Invasão turca altera guerra na Síria

por Jorge Almeida - RTP
Umit Bektas - Reuters

O avanço das forças turcas no norte da Síria marca um ponto de viragem no conflito. O alvo anunciado é o autoproclamado Estado Islâmico mas os curdos têm tudo a perder.

Dois anos depois do ISIS ter conquistado a cidade fronteiriça de Jarabulus exibindo as cabeças dos inimigos nos postes, o terror jihadista terminou em poucas horas.

“Eles fugiram há três dias, só ficaram alguns seguidores e um casal de estrangeiros”, afirma Umm Chalid, uma viúva de Jarabulus que ficou sozinha. “Todos os habitantes saíram da cidade. Nós sabíamos que alguma coisa ia acontecer”, acrescenta.

Tanques turcos avançam no norte da Síria. Foto: Umit Bektas - Reuters

Jarabulus era um dos últimos bastiões do Daesh na região. Um importante ponto de passagem junto à fronteira com a Turquia que lhes permitia canalizar homens e material de guerra para as áreas que controlam na Síria.

Nos dias que antecederam a invasão turca, assistiu-se a uma movimentação bizarra junto da fronteira.
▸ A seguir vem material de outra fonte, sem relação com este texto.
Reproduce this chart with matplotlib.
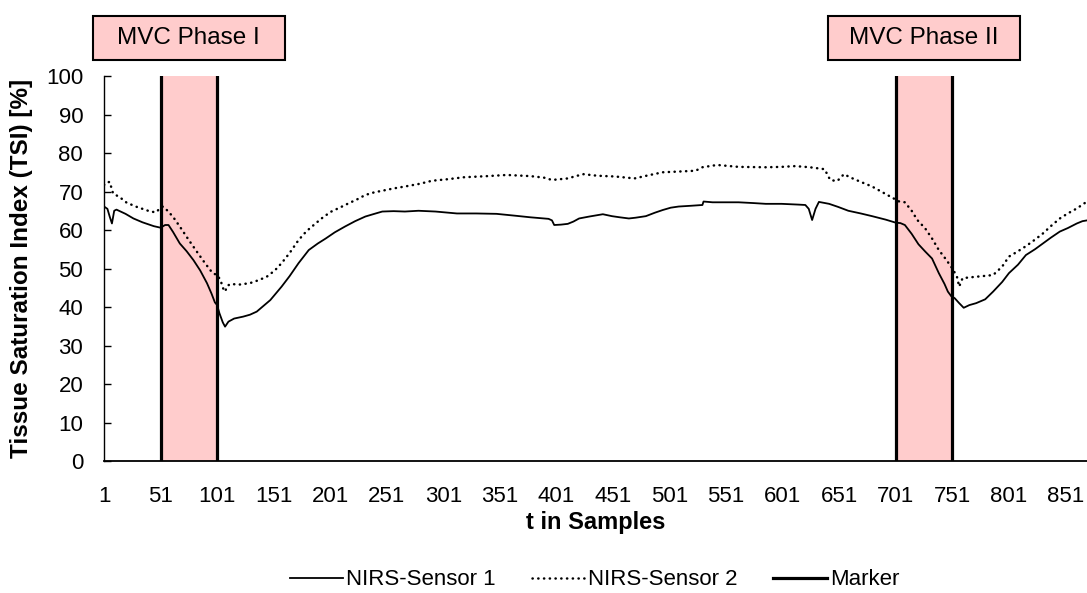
"""
NIRS tissue saturation during two MVC phases.

Redraws the Excel line chart: two sensor traces, marker lines
at the start/end of each MVC phase and shaded phase windows.
"""

import numpy as np
import matplotlib
matplotlib.use('Agg')
import matplotlib.pyplot as plt
from matplotlib.patches import Rectangle
from matplotlib.transforms import blended_transform_factory

# --- data (sample index, TSI in %) ---
sensor1_t = [1, 4, 6, 8, 10, 12, 20, 27, 35, 45, 51, 55, 58, 62, 68, 74, 80, 86,
             92, 96, 99, 101, 103, 106, 108, 111, 116, 124, 130, 136, 142, 148,
             158, 165, 173, 182, 190, 197, 205, 214, 223, 232, 240, 247, 257,
             267, 279, 294, 313, 330, 348, 365, 378, 394, 397, 399, 405, 411,
             416, 421, 430, 442, 450, 457, 465, 471, 480, 488, 495, 502, 509,
             520, 530, 531, 539, 550, 562, 575, 586, 600, 615, 621, 624, 627,
             630, 633, 642, 650, 659, 670, 680, 692, 701, 705, 709, 715, 721,
             727, 733, 739, 744, 747, 750, 753, 757, 761, 766, 772, 780, 787,
             795, 801, 809, 816, 824, 831, 838, 846, 853, 861, 866, 872]
sensor1_v = [66.1, 65.5, 63.5, 61.7, 65.0, 65.3, 64.2, 63.0, 62.0, 61.0, 60.6,
             61.3, 61.3, 59.5, 56.5, 54.5, 52.2, 49.5, 46.2, 43.5, 41.2, 40.5,
             38.4, 36.0, 34.9, 36.2, 37.0, 37.5, 38.0, 38.8, 40.3, 41.8, 45.3,
             48.0, 51.4, 54.8, 56.5, 57.8, 59.4, 60.9, 62.3, 63.5, 64.2, 64.8,
             64.9, 64.8, 65.0, 64.8, 64.3, 64.3, 64.2, 63.7, 63.3, 62.9, 62.5,
             61.3, 61.4, 61.6, 62.2, 63.0, 63.5, 64.1, 63.6, 63.3, 63.0, 63.2,
             63.6, 64.5, 65.2, 65.8, 66.1, 66.3, 66.5, 67.4, 67.2, 67.2, 67.2,
             67.0, 66.8, 66.8, 66.6, 66.5, 65.5, 62.6, 65.5, 67.3, 66.8, 66.0,
             65.0, 64.3, 63.6, 62.7, 61.9, 61.8, 61.3, 59.0, 56.3, 54.4, 52.6,
             48.8, 46.0, 44.0, 42.8, 42.3, 41.0, 39.8, 40.5, 41.0, 42.0, 44.0,
             46.5, 48.8, 51.0, 53.5, 55.0, 56.5, 58.0, 59.6, 60.5, 61.7, 62.3,
             62.6]

sensor2_t = [1, 3, 6, 9, 15, 21, 30, 42, 47, 49, 53, 58, 63, 68, 75, 83, 90, 97,
             101, 104, 106, 108, 110, 113, 120, 130, 138, 145, 152, 158, 165,
             173, 180, 188, 195, 202, 210, 217, 225, 232, 240, 247, 257, 267,
             280, 291, 305, 319, 340, 357, 378, 390, 397, 404, 411, 418, 425,
             437, 453, 470, 482, 495, 510, 524, 530, 543, 562, 586, 600, 612,
             625, 638, 643, 649, 652, 655, 662, 670, 680, 688, 696, 704, 709,
             715, 720, 727, 733, 739, 745, 751, 755, 757, 760, 770, 787, 795,
             801, 808, 816, 824, 831, 838, 846, 853, 861, 867, 872]
sensor2_v = [71.7, 72.3, 72.5, 69.5, 68.5, 67.1, 66.0, 64.8, 64.6, 65.2, 66.1,
             64.8, 63.0, 60.9, 57.8, 54.4, 51.5, 48.8, 48.3, 47.0, 45.0, 44.0,
             45.5, 46.0, 45.8, 46.2, 47.0, 47.9, 49.5, 51.4, 54.0, 57.4, 59.7,
             61.7, 63.4, 64.8, 65.9, 66.9, 68.0, 69.1, 69.8, 70.2, 70.8, 71.3,
             72.0, 72.8, 73.2, 73.7, 74.0, 74.3, 74.0, 73.6, 73.0, 73.2, 73.4,
             74.0, 74.5, 74.1, 73.9, 73.4, 74.2, 75.0, 75.2, 75.4, 76.3, 76.9,
             76.4, 76.3, 76.4, 76.6, 76.3, 75.8, 73.0, 72.7, 73.5, 74.5, 73.5,
             72.5, 71.3, 70.0, 68.7, 67.4, 67.2, 65.0, 62.6, 60.4, 57.8, 54.8,
             52.5, 50.0, 47.9, 45.3, 47.5, 47.8, 48.3, 50.5, 53.1, 54.3, 55.8,
             57.5, 59.1, 61.0, 63.0, 64.3, 65.6, 66.8, 67.8]

phase_start = [51, 701]
phase_end = [101, 751]
phase_labels = ['MVC Phase I', 'MVC Phase II']
marker_range = [0, 100]

x_ticks = list(range(1, 852, 50))
y_ticks = list(range(0, 101, 10))

PINK = '#ffcccc'
FONT = 'Liberation Sans'

plt.rcParams['font.family'] = [FONT, 'DejaVu Sans']

fig = plt.figure(figsize=(10.87, 5.93), dpi=100)
ax = fig.add_axes([0.0957, 0.2226, 0.9043, 0.6492])

# shaded MVC windows
for s, e in zip(phase_start, phase_end):
    ax.axvspan(s, e, color=PINK, lw=0, zorder=0)

ax.plot(sensor1_t, sensor1_v, color='black', lw=1.3, label='NIRS-Sensor 1',
        zorder=3)
ax.plot(sensor2_t, sensor2_v, color='black', lw=1.8,
        linestyle=(0, (0.1, 2.2)), dash_capstyle='round',
        label='NIRS-Sensor 2', zorder=3)

# marker series: vertical lines at every phase boundary, NaN-separated
mx, my = [], []
for pos in sorted(phase_start + phase_end):
    mx += [pos, pos, np.nan]
    my += [marker_range[0], marker_range[1], np.nan]
ax.plot(mx, my, color='black', lw=2.3, label='Marker', zorder=4)

ax.set_xlim(1, 870)
ax.set_ylim(0, 100)
ax.set_xticks(x_ticks)
ax.set_yticks(y_ticks)

ax.spines['top'].set_visible(False)
ax.spines['right'].set_visible(False)
ax.spines['left'].set_linewidth(1.0)
ax.spines['bottom'].set_linewidth(1.3)
ax.tick_params(axis='y', direction='in', length=5, width=1.0, pad=15,
               labelsize=16)
ax.tick_params(axis='x', length=0, pad=18, labelsize=16)

ax.set_xlabel('t in Samples', fontsize=17, fontweight='bold')
ax.xaxis.set_label_coords(0.5, -0.161)
ax.xaxis.label.set_va('center')
ax.set_ylabel('Tissue Saturation Index (TSI) [%]', fontsize=17.5,
              fontweight='bold')
ax.yaxis.set_label_coords(-0.084, 0.5)
ax.yaxis.label.set_va('center')

# phase label boxes above the plot area
trans = blended_transform_factory(ax.transData, ax.transAxes)
box_w = 170
for s, e, lab in zip(phase_start, phase_end, phase_labels):
    mid = (s + e) / 2
    ax.add_patch(Rectangle((mid - box_w / 2, 1.042), box_w, 0.114,
                           transform=trans, facecolor=PINK,
                           edgecolor='black', lw=1.5, clip_on=False))
    ax.text(mid, 1.099, lab, transform=trans, ha='center', va='center',
            fontsize=17.5)

ax.legend(loc='center', bbox_to_anchor=(0.547, 0.022),
          bbox_transform=fig.transFigure, ncol=3, frameon=False,
          fontsize=16, handlelength=2.4, handletextpad=0.15,
          columnspacing=1.6)

fig.savefig('out.png', dpi=100)
plt.close(fig)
Chegaram rebeldes de vários grupos de Idlib e Aleppo em autocarros e pick-ups para se juntarem aos militares.

Para a Turquia foi um sucesso duplo: Não só conseguiram expulsar o ISIS da região como também estancaram o avanço dos curdos que pretendem estabelecer um território contíguo que se estende por todo o norte da Síria. O Governo de Ancara quer impedir a todo o custo que tal aconteça.
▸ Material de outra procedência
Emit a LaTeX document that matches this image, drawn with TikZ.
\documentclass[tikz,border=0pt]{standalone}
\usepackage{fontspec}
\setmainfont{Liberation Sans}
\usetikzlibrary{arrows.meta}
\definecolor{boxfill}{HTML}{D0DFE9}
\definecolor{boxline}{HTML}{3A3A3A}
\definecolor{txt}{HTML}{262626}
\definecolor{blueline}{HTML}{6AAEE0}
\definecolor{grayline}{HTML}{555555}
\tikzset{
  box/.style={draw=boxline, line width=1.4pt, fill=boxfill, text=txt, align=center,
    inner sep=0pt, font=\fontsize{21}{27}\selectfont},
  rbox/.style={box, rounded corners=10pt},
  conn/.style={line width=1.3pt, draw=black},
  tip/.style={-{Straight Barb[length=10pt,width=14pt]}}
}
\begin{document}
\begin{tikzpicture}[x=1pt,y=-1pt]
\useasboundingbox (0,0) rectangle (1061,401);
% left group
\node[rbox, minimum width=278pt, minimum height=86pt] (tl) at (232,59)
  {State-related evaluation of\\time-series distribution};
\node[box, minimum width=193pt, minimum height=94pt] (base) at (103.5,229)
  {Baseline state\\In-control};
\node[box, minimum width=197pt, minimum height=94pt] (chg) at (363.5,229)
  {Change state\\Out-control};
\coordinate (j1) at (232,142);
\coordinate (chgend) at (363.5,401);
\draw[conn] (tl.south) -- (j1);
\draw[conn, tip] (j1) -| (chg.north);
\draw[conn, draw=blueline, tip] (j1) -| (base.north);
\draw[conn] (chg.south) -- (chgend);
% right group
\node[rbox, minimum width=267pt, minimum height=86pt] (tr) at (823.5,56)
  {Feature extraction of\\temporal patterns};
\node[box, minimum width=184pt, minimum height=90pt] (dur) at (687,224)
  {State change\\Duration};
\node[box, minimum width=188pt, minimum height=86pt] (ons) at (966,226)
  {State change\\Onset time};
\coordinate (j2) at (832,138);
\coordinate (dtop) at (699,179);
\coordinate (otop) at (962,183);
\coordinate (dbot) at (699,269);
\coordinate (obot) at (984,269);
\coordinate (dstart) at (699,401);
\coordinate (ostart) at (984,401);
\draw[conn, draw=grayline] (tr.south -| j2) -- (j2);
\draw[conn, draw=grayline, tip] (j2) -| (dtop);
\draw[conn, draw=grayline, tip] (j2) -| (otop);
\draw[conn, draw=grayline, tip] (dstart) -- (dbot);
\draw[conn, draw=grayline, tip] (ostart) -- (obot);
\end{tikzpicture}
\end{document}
A Turquia anunciou que destruiu um posto de comando de "grupos terroristas" informou a agência de notícias pró-governamental Anadolu, sem especificar se o posto era do ISIS ou das forças curdas.
Síria à la carte
No conflito sírio cada parte trava a sua própria guerra. A Turquia está principalmente empenhada na luta contra os curdos enquanto estes procuram criar o seu próprio Estado. As forças norte americanas estão apenas interessadas em aniquilar o autoproclamado Estado Islâmico e os russos querem mostrar ao mundo que continuam a ser uma superpotência.
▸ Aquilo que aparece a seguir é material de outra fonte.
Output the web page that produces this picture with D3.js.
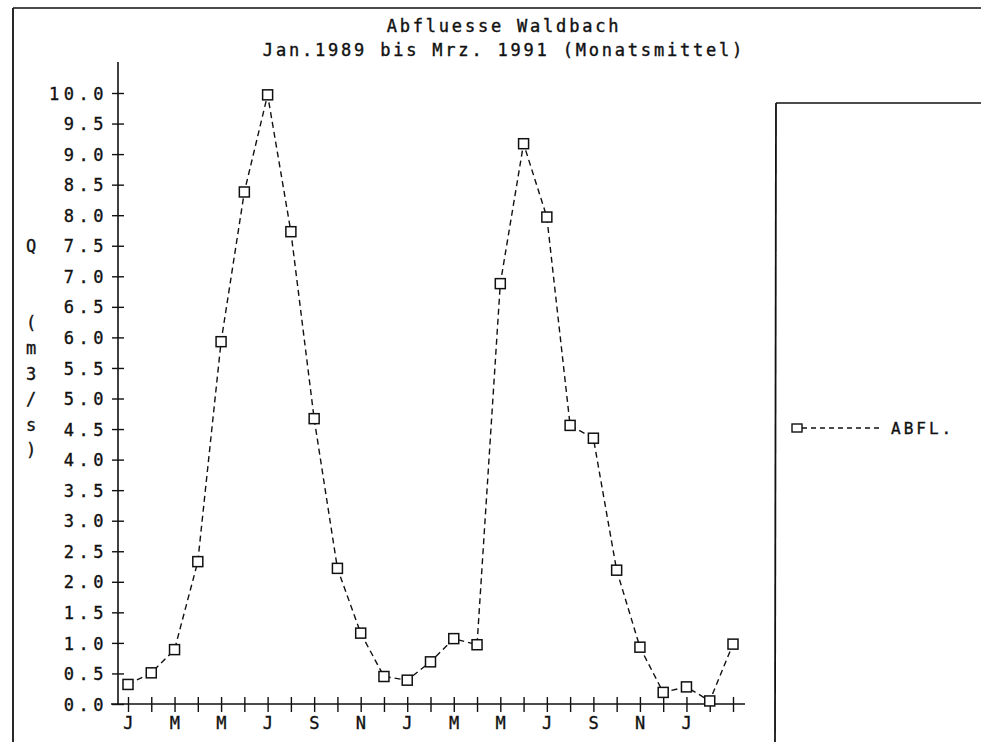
<!DOCTYPE html>
<html>
<head>
<meta charset="utf-8">
<script src="https://cdn.jsdelivr.net/npm/d3@7"></script>
<style>
  html, body { margin: 0; padding: 0; background: #fff; }
  svg { display: block; }
  .lbl { font-family: "DejaVu Sans Mono", monospace; font-size: 17px; letter-spacing: 4.5px; fill: #111; stroke: #111; stroke-width: 0.35px; }
  .ttl { font-family: "DejaVu Sans Mono", monospace; font-size: 17px; letter-spacing: 2.8px; fill: #111; stroke: #111; stroke-width: 0.4px; }
</style>
</head>
<body>
<svg id="chart" width="981" height="742"></svg>
<script>
// Monthly mean discharge, Jan 1989 .. Mar 1991 (m3/s)
const months = [
  "Jan 89","Feb 89","Mar 89","Apr 89","Mai 89","Jun 89","Jul 89","Aug 89","Sep 89","Okt 89","Nov 89","Dez 89",
  "Jan 90","Feb 90","Mar 90","Apr 90","Mai 90","Jun 90","Jul 90","Aug 90","Sep 90","Okt 90","Nov 90","Dez 90",
  "Jan 91","Feb 91","Mrz 91"
];
const abfl = [
  0.32, 0.51, 0.89, 2.33, 5.93, 8.38, 9.97, 7.73, 4.67, 2.22, 1.16, 0.45,
  0.39, 0.69, 1.07, 0.97, 6.88, 9.17, 7.97, 4.56, 4.35, 2.19, 0.93, 0.19,
  0.28, 0.05, 0.98
];
// Month initials printed under every second tick (last tick left blank)
const monthLetters = ["J","","M","","M","","J","","S","","N","",
                      "J","","M","","M","","J","","S","","N","",
                      "J","",""];
const yTicks = d3.range(0, 10.01, 0.5);
const titleLines = ["Abfluesse Waldbach", "Jan.1989 bis Mrz. 1991 (Monatsmittel)"];
const yLabelChars = ["Q", "", "", "(", "m", "3", "/", "s", ")"];
const legendLabel = "ABFL.";

const svg = d3.select("#chart");
const ink = "#111";

// Frame lines
svg.append("line").attr("x1", 13).attr("y1", 8).attr("x2", 981).attr("y2", 8)
  .attr("stroke", ink).attr("stroke-width", 1.5);
svg.append("line").attr("x1", 13).attr("y1", 8).attr("x2", 13).attr("y2", 742)
  .attr("stroke", ink).attr("stroke-width", 1.8);
// Legend box
svg.append("line").attr("x1", 776).attr("y1", 103).attr("x2", 981).attr("y2", 103)
  .attr("stroke", ink).attr("stroke-width", 1.5);
svg.append("line").attr("x1", 776).attr("y1", 103).attr("x2", 775).attr("y2", 742)
  .attr("stroke", ink).attr("stroke-width", 1.8);

// Titles
svg.selectAll("text.ttl").data(titleLines).join("text")
  .attr("class", "ttl")
  .attr("x", 504).attr("y", (d, i) => 32 + i * 24)
  .attr("text-anchor", "middle")
  .text(d => d);

// Scales
const x = d3.scaleLinear().domain([0, months.length - 1]).range([128, 733]);
const y = d3.scaleLinear().domain([0, 10]).range([704, 93]);

// Y axis line
svg.append("line").attr("x1", 118).attr("x2", 118).attr("y1", 62).attr("y2", 704)
  .attr("stroke", ink).attr("stroke-width", 1.6);
// X axis line
svg.append("line").attr("x1", 111).attr("x2", 745).attr("y1", 704).attr("y2", 704)
  .attr("stroke", ink).attr("stroke-width", 1.6);

// Y axis ticks and labels
const yAxis = d3.axisLeft(y).tickValues(yTicks).tickFormat(d3.format(".1f")).tickSize(0).tickPadding(0);
const gy = svg.append("g").attr("transform", "translate(118,0)").call(yAxis);
gy.select(".domain").remove();
gy.selectAll(".tick line").attr("x1", -6).attr("x2", 6).attr("stroke", ink).attr("stroke-width", 1.4);
gy.selectAll(".tick text").attr("class", "lbl").attr("x", -10).attr("dy", "0.36em")
  .attr("font-family", null).attr("font-size", null).attr("fill", ink);

// X axis ticks and labels
const xAxis = d3.axisBottom(x).tickValues(d3.range(months.length))
  .tickFormat(i => monthLetters[i]).tickSize(0).tickPadding(0);
const gx = svg.append("g").attr("transform", "translate(0,704)").call(xAxis);
gx.select(".domain").remove();
gx.selectAll(".tick line").attr("y1", -7).attr("y2", 8).attr("stroke", ink).attr("stroke-width", 1.4);
gx.selectAll(".tick text").attr("class", "lbl").attr("y", 25).attr("dy", 0).attr("dx", 2)
  .attr("font-family", null).attr("font-size", null).attr("fill", ink);

// Vertical y-axis title, one character per row
svg.selectAll("text.ylab").data(yLabelChars).join("text")
  .attr("class", "lbl ylab")
  .attr("x", 31).attr("y", (d, i) => 252 + i * 25.5)
  .attr("text-anchor", "middle")
  .style("letter-spacing", "0px")
  .text(d => d);

// Series line
const line = d3.line().x((d, i) => x(i)).y(d => y(d));
svg.append("path").datum(abfl)
  .attr("d", line).attr("fill", "none")
  .attr("stroke", ink).attr("stroke-width", 1.4)
  .attr("stroke-dasharray", "6,4");

// Square markers
const ms = 10;
svg.selectAll("rect.pt").data(abfl).join("rect")
  .attr("class", "pt")
  .attr("x", (d, i) => x(i) - ms / 2).attr("y", d => y(d) - ms / 2)
  .attr("width", ms).attr("height", ms)
  .attr("fill", "#fff").attr("stroke", ink).attr("stroke-width", 1.5);

// Legend
const lg = svg.append("g").attr("transform", "translate(797,428)");
lg.append("line").attr("x1", 5).attr("x2", 86).attr("y1", 0).attr("y2", 0)
  .attr("stroke", ink).attr("stroke-width", 1.3).attr("stroke-dasharray", "5,4");
lg.append("rect").attr("x", -5).attr("y", -4).attr("width", 10).attr("height", 8)
  .attr("fill", "#fff").attr("stroke", ink).attr("stroke-width", 1.4);
lg.append("text").attr("class", "lbl").attr("x", 94).attr("y", 6)
  .style("font-size", "16px").style("letter-spacing", "3px").text(legendLabel);
</script>
</body>
</html>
Tanques turcos ocupam posições no norte da Síria. Foto: Umit Bektas - Reuters
As cartas estão baralhadas e os jogadores estão no terreno mas ninguém arrisca prever as próximas movimentações.
Nos últimos anos tem existido uma aliança de conveniência entre o Governo sírio de Bashar Assad e os curdos que mantêm laços estreitos com o PKK, o grupo militante curdo na Turquia considerado como uma organização terrorista.
Rio Eufrates é a linha vermelha
O grupo mais importante curdo, o YPG não participou na revolta contra Assad e foi-lhe permitido em troca expandir-se no norte da Síria. Mas o xadrez político é mais complexo. Para Recep Tayyip Erdogan, o presidente da Turquia, Bashar Assad “é um assassino que tortura o seu próprio povo mas nunca vai permitir a autonomia curda”. Ou seja, abominam-se um ao outro mas têm objetivos semelhantes.

Para piorar a situação dos curdos, as suas relações com os Estados Unidos têm-se vindo a deteriorar, apesar de serem aliados na guerra contra o ISIS. Do ponto de vista de Ankara, qualquer avanço turco para oeste do rio Eufrates significa uma linha vermelha que não pode ser ultrapassada. O nome da operação militar não foi escolhido por acaso: “O Escudo de Eufrates”.

Combatentes curdos do YPG. Foto: Rodi Said - Reuters

O avanço turco na Síria também contou com o apoio aéreo dos Estados Unidos e com forças especiais norte-americanas. Poucas horas depois da invasão, o Vice-Presidente dos EUA, Joe Biden, aterrou em Ancara numa tentativa de melhorar as relações tensas entre os dois países.

“Nós colocámos um tampão aos curdos que estavam a avançar para norte”, declarou esta semana um alto funcionário do governo dos Estados Unidos ao Wall Street Journal.